A fé foi um dos motivos para tentar a sorte de rumar a Portugal, altura em que abdicou de representar os Camarões em 2017, depois de ter sido 12.ª no Rio2016, em oposição contra a falta de cultura desportiva no país africano.

Nessa altura, já era bicampeã africana e recordista nacional, com 18,37 metros, uma marca alcançada em 03 de junho de 2017, à qual juntou o recorde português em 25 de janeiro de 2020, que tem reforçado a passos seguros.

Oriunda de uma família católica, cedo ouviu falar nas aparições de Fátima, e na perspetiva de prosseguir a carreira em Portugal contactou o Sporting através das redes sociais. Acabou por assinar pelos ‘leões’ e rumar em março de 2017 a Leiria, onde ficou mais perto de Fátima e foi mãe, em junho de 2018.
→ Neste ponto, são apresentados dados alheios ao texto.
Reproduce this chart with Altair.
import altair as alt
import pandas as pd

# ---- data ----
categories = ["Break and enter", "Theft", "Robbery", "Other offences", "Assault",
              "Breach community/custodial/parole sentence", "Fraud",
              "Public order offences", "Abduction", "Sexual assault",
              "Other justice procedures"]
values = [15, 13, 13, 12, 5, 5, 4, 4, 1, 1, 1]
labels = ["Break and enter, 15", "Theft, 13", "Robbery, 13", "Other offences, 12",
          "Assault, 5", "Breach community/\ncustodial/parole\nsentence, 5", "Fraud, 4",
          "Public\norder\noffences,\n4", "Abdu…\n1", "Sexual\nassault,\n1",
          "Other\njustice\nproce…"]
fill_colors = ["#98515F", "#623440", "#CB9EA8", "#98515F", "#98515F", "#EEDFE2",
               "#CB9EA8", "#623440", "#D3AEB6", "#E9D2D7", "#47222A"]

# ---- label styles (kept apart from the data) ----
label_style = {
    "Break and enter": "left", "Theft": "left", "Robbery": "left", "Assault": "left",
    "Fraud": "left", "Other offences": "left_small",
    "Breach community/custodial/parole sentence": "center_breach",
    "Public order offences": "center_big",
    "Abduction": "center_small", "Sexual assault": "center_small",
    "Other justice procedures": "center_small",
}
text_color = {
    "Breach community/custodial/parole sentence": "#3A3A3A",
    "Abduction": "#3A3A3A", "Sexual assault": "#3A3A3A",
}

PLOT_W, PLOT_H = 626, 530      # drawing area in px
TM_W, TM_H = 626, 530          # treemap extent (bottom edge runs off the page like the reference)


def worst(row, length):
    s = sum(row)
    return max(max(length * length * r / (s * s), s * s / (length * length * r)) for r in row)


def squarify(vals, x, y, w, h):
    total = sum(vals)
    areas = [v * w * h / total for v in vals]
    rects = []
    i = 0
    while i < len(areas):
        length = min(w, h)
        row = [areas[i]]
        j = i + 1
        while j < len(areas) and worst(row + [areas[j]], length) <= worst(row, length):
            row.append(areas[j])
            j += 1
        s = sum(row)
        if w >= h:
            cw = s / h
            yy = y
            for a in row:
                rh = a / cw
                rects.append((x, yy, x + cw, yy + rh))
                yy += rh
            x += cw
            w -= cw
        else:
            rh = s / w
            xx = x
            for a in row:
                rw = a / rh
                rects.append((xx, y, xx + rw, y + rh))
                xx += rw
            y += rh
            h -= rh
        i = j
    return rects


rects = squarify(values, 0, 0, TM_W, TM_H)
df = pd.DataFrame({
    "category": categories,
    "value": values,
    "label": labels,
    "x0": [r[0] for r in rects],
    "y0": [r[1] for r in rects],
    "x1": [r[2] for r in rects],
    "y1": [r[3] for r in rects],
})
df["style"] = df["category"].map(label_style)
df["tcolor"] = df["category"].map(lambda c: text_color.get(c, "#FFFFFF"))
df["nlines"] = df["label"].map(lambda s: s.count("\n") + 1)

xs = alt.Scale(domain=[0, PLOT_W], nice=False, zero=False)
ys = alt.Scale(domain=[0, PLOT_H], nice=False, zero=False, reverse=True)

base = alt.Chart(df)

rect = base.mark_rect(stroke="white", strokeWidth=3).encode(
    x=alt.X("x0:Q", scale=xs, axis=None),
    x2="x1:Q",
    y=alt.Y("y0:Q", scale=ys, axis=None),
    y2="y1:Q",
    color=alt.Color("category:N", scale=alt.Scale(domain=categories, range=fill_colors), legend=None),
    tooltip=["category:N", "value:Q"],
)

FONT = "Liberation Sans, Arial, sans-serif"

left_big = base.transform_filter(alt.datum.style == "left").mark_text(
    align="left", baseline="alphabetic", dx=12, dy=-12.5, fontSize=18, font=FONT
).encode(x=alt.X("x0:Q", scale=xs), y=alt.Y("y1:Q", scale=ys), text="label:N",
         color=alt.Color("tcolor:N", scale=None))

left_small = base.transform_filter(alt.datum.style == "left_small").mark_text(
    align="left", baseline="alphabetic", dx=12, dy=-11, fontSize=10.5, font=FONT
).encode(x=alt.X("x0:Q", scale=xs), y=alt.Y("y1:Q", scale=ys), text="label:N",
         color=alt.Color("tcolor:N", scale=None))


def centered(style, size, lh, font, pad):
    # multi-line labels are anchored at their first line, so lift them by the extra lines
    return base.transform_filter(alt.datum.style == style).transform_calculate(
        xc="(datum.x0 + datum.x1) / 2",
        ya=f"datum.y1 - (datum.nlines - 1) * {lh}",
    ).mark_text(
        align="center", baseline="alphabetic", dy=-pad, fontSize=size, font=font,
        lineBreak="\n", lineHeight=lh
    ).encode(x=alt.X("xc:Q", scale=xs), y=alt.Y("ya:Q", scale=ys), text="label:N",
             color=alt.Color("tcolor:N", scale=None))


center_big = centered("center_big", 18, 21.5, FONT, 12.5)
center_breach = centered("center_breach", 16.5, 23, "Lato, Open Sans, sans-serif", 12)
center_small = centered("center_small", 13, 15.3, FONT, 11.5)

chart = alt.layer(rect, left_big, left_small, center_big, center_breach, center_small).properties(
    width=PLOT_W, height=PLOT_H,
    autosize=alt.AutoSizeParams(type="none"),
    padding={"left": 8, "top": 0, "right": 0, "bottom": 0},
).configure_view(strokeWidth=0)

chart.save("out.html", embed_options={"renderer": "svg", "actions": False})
“Agora tenho uma motivação extra para lutar não só por mim, mas também pelo meu filho. Fez de mim mais resiliente e mais focada no meu desejo de alcançar melhores resultados”, afirmou, em entrevista à World Athletics.
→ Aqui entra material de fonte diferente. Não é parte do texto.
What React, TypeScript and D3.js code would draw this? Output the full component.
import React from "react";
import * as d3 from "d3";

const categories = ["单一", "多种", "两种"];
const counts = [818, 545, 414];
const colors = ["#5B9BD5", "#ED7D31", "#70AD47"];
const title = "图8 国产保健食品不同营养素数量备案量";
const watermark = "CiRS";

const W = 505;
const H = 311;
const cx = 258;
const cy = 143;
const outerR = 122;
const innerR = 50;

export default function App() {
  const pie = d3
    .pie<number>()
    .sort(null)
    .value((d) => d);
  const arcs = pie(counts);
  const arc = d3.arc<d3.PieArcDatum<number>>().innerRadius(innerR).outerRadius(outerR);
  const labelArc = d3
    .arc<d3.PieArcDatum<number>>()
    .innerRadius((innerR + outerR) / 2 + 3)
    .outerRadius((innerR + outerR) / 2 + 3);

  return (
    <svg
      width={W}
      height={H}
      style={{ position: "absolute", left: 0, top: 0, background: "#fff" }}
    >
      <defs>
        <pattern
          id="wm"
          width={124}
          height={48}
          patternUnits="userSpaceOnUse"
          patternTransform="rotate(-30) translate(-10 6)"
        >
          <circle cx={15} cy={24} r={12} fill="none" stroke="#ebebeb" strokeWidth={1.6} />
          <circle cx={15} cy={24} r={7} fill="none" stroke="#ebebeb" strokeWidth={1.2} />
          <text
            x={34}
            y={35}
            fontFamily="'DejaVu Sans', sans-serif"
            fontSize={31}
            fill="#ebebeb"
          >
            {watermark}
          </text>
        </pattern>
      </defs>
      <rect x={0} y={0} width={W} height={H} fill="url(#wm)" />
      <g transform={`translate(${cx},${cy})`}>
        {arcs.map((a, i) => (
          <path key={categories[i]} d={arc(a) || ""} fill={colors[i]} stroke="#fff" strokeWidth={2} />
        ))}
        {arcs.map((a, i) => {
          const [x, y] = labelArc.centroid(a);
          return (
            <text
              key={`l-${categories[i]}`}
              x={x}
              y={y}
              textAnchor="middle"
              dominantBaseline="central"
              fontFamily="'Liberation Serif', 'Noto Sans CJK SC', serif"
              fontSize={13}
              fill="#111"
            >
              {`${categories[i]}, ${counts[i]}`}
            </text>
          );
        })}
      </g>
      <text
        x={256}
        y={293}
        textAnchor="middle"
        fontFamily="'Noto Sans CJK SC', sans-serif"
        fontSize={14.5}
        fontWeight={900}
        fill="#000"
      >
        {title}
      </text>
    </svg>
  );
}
Em Portugal, passou a ser treinada por Paulo Reis, que a tornou praticamente imbatível: ganhou 16 das 17 provas que disputou em 2020 e seguiu a bom ritmo até Tóquio2020, em que não venceu, como em Torun, na Polónia, nos Europeus de pista coberta.

Aí, há pouco mais de um ano, em 04 de março, lançou 18,55 para assegurar para Portugal o primeiro título feminino em lançamentos em Europeus.

“Olhei para ela [a sueca Fanny Roos, medalha de prata após bater o recorde nacional com um lançamento de 19,29 metros], e para a marca, e disse para mim: ‘Auriol, o primeiro é o teu lugar, não é de mais ninguém', e lancei com isso na minha mente”, contou, na altura, a atleta, citada pela Federação Portuguesa de Atletismo (FPA).

Após o triunfo, lembrou o filho e o treinador, Paulo Reis, que fez “muitos sacrifícios” para a colocar no topo, tendo anteriormente assumido o objetivo de chegar aos 20 metros, hoje cumprido em Belgrado, aos 31 anos, por um país que abraçou, e que a abraçou.

“Eu amo o país e as pessoas. Desde que cheguei em 2017 toda a gente tem sido muito boa para mim”, vincou Dongmo, na entrevista à World Athletics.